[615] in WWW Security List Archive
HTTP "Referer" field considered harmful
daemon@ATHENA.MIT.EDU (Prentiss Riddle)
Mon Apr 24 16:19:08 1995
From: riddle@is.rice.edu (Prentiss Riddle)
To: www-security@rutgers.edu
Date: Mon, 24 Apr 1995 08:28:52 -0500 (CDT)
Errors-To: owner-www-security@ns2.rutgers.edu
FYI:
There is an interesting security problem in the HTTP protocol, which
comes to light in CERT security Advisory S-95-12:
http://www.cs.ruu.nl/cert-uu/satan-advisories/S-95-12.txt
CERT advisories are always teasingly vague on a few points, but my
interpretation of this one is as follows:
HTTP permits the client to tell the server what URL the user was
previously browsing, for the purpose of data collection about hypertext
references and user behavior in following them. This information is
passed in the HTTP "Referer" field (see
http://www.w3.org/hypertext/WWW/Protocols/HTTP/HTRQ_Headers.html#z14).

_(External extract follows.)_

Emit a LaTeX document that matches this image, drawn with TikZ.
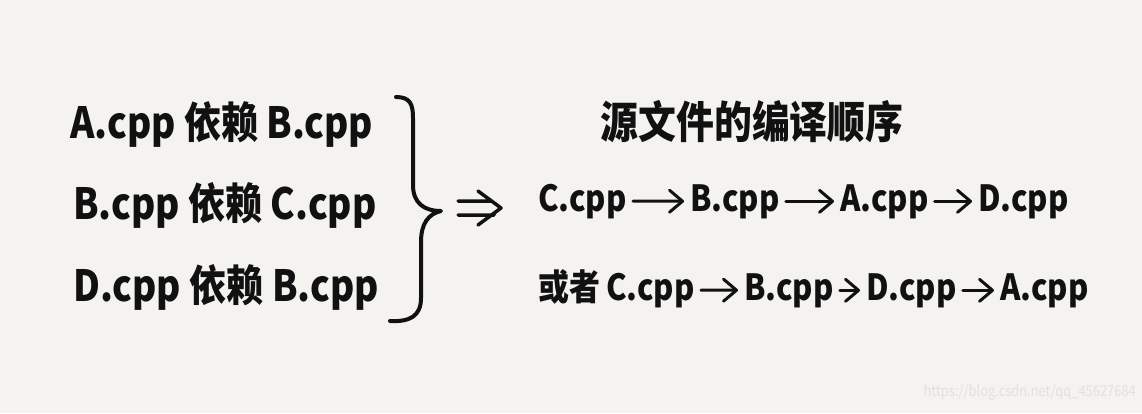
\documentclass[tikz,border=0pt]{standalone}
\usepackage{fontspec}
\setmainfont{Noto Sans CJK SC}[FakeStretch=0.86]
\usetikzlibrary{arrows.meta}
\definecolor{bg}{HTML}{F4F3EF}
\definecolor{ink}{HTML}{111111}
\definecolor{wm}{HTML}{E2E1DD}
\begin{document}
\begin{tikzpicture}[x=1pt,y=-1pt,
  txt/.style={font=\fontsize{43}{43}\selectfont\bfseries, text=ink, inner sep=0pt, anchor=base west},
  rtxt/.style={txt, font=\fontsize{36}{36}\selectfont\bfseries},
  flow/.style={draw=ink, line width=3pt, line cap=round, line join=round,
    -{Straight Barb[length=13pt,width=22pt,line cap=round,line join=round]}, shorten <=6pt, shorten >=6pt},
  ink line/.style={draw=ink, line width=4pt, line cap=round, line join=round}
]
\fill[bg] (0,0) rectangle (1142,413);
\useasboundingbox (0,0) rectangle (1142,413);

% left: dependencies
\node[txt] (l1) at (70,138) {A.cpp 依赖 B.cpp};
\node[txt] (l2) at (73,219) {B.cpp 依赖 C.cpp};
\node[txt] (l3) at (73,301) {D.cpp 依赖 B.cpp};

% brace
\path[ink line] (396,97) .. controls (410,97) and (413,104) .. (413,118)
  -- (413,185) .. controls (413,203) and (424,211) .. (441,211)
  .. controls (428,214) and (421,224) .. (421,242)
  -- (421,298) .. controls (421,316) and (410,322) .. (390,321);

% double arrow
\path[ink line, line width=3.5pt] (458,201) -- (492,201) (458,215) -- (494,215)
  (478,191) -- (501,208) -- (478,225);

% title
\node[txt, anchor=center, font=\fontsize{44}{44}\selectfont\bfseries] (title) at (752,122) {源文件的编译顺序};

% first order
\node[rtxt] (c1) at (538,211) {C.cpp};
\node[rtxt] (b1) at (690,211) {B.cpp};
\node[rtxt] (a1) at (840,211) {A.cpp};
\node[rtxt] (d1) at (978,211) {D.cpp};
\draw[flow] (c1) -- (b1);
\draw[flow] (b1) -- (a1);
\draw[flow] (a1) -- (d1);

% second order
\node[rtxt] (or) at (538,300) {或者};
\node[rtxt] (c2) at (606,300) {C.cpp};
\node[rtxt] (b2) at (744,300) {B.cpp};
\node[rtxt] (d2) at (866,300) {D.cpp};
\node[rtxt] (a2) at (1000,300) {A.cpp};
\draw[flow] (c2) -- (b2);
\draw[flow] (b2) -- (d2);
\draw[flow] (d2) -- (a2);

% watermark
\node[font=\fontsize{15}{15}\selectfont, text=wm, anchor=base east, inner sep=0pt] (wmk) at (1136,396) {https://blog.csdn.net/qq\_45627684};
\end{tikzpicture}
\end{document}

It can be accessed by CGI programs in the HTTP_REFERER variable, and
patches are available to allow NCSA httpd to log this information as
well (see http://www-iwi.unisg.ch/~dlincke/httpd-ext.html).
Unfortunately, some URLs contain secret information. The CERT advisory
concerns one example: SATAN, the Unix network security tool, can be
accessed by system administrators using HTTP and attempts to restrict
access by embedding a session password in its URLs. If a user jumps
elsewhere from within a SATAN session, the SATAN URL may be revealed to
the other HTTP server. (I suppose that this means that some browsers
do not implement the Referer feature in a strict sense of "this is the
URL that pointed to your server" but rather "this is the URL that the
user was looking at before jumping to your server". The CERT advisory
is unclear ont his point.)
SATAN 1.1.1, by the way, apparently "solves" this problem by warning
the user when it detects a browser that implement the Referer feature.
As a webmeister, I like the idea behind the Referer field and plan to
make more use of it to determine what sites are pointing at mine.
Perhaps the real problem lies in assuming that URLs will remain secret
and therefore assuming that they are an appropriate mechanism for
passing secrets or performing session authentication.
-- Prentiss Riddle ("aprendiz de todo, maestro de nada") riddle@rice.edu
-- Systems Programmer and RiceInfo Administrator, Rice University
-- 2002-A Guadalupe St. #285, Austin, TX 78705 / 512-323-0708
-- Opinions expressed are not necessarily those of my employer.